08/06/2024 via: sansnom Translated by Act for freedom now!
13th May 2024. The shopping centre « Kenu In » goes up in smoke from the first night of the insurrection
Despite the efforts of the French colonial authorities, who day after day backed with numerous press releases are announcing a return to normal, the situation in New-Caledonia is far from being settled four weeks after the outbreak of the uprising of a part of the Kanak youth. And some signs are unmistakable, such as the continuation of the curfew (18h-6h) at least until June 17, the requisition of petrol stations for the exclusive use of cops and military that has just been lifted on June 8th, or the fact that the international airport of La Tontouta remains closed «until further notice». Only the airfield of Magenta has been open to commercial flights again since June 5th, or internal flights to New Caledonia to Lifou, Ouvéa and Maré, and nearly 500 French tourists are still blocked on the island after three weeks. As for the North of New Caledonia, it is the army that takes charge directly of the supplying (and therefore rationing and priorities) of the stores, managing the containers that arrive at Koné by barge.
At present, despite the pressure of the 3,500 cops and soldiers sent to the scene, some roadblocks in the neighbourhoods of Nouméa or along the 50 km road leading to the airport, are still being re-erected by Kanak insurgents after their dismantling, without omitting to trap them with gas cylinders at times or even prepare some little surprises for the blues: on June 4th in Dumbéa, for example, a gendarme fell down a manhole after walking on branches that had been placed over it to mask the opening. “With a depth of 1m20, concrete re-inforced irons 2 mm in diameter had been positioned vertically at the bottom to create piles. The gendarme was impaled by one leg and a metal stake that had got in between his bullet-proof vest and body vest, which had pierced but without penetration thanks to the Kevlar plate.”

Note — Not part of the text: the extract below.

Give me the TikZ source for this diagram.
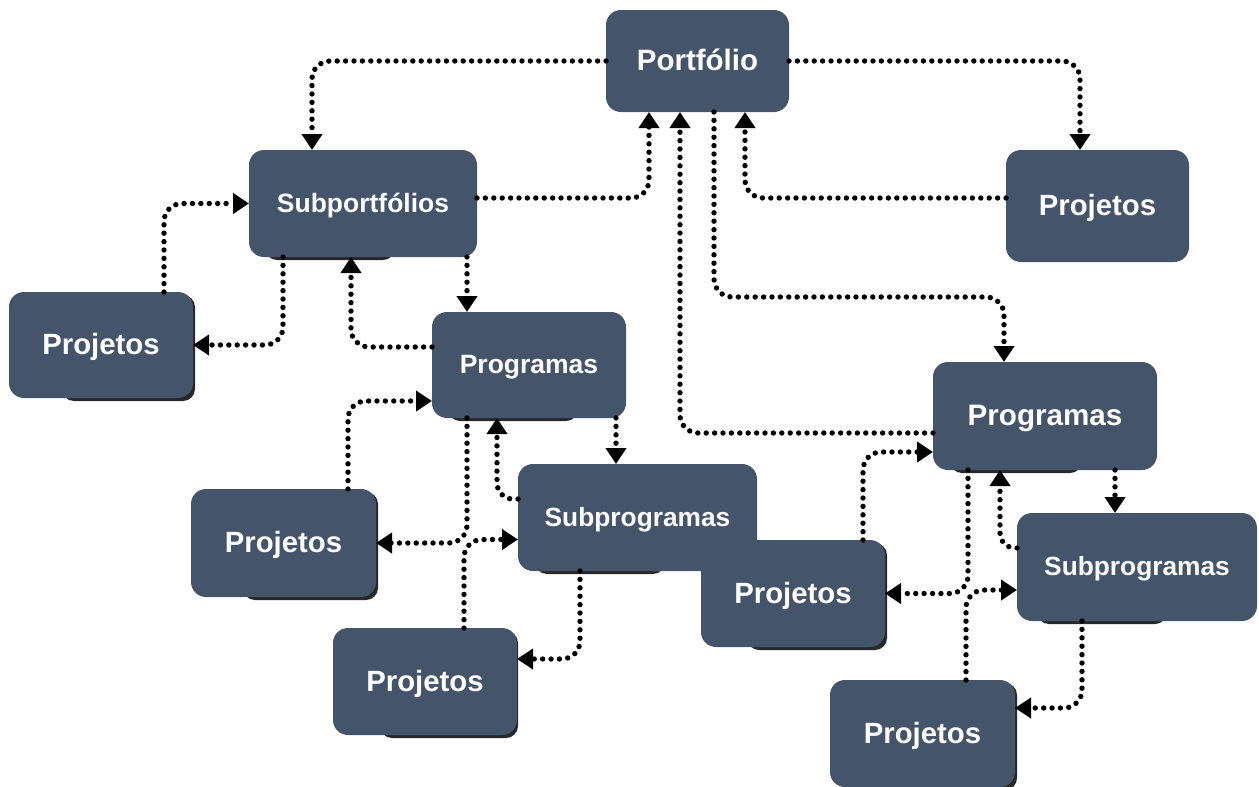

In total, of this archipelago of 270,000 inhabitants, 212 police officers and gendarmes have been injured since May 13, but also a significant number of Kanaks that the authorities officially refuse to account for, but which we know is considerable and sometimes very serious: several insurgents have lost an eye or had facial bones smashed following shots from police flash balls, others have bullet wounds and are in coma.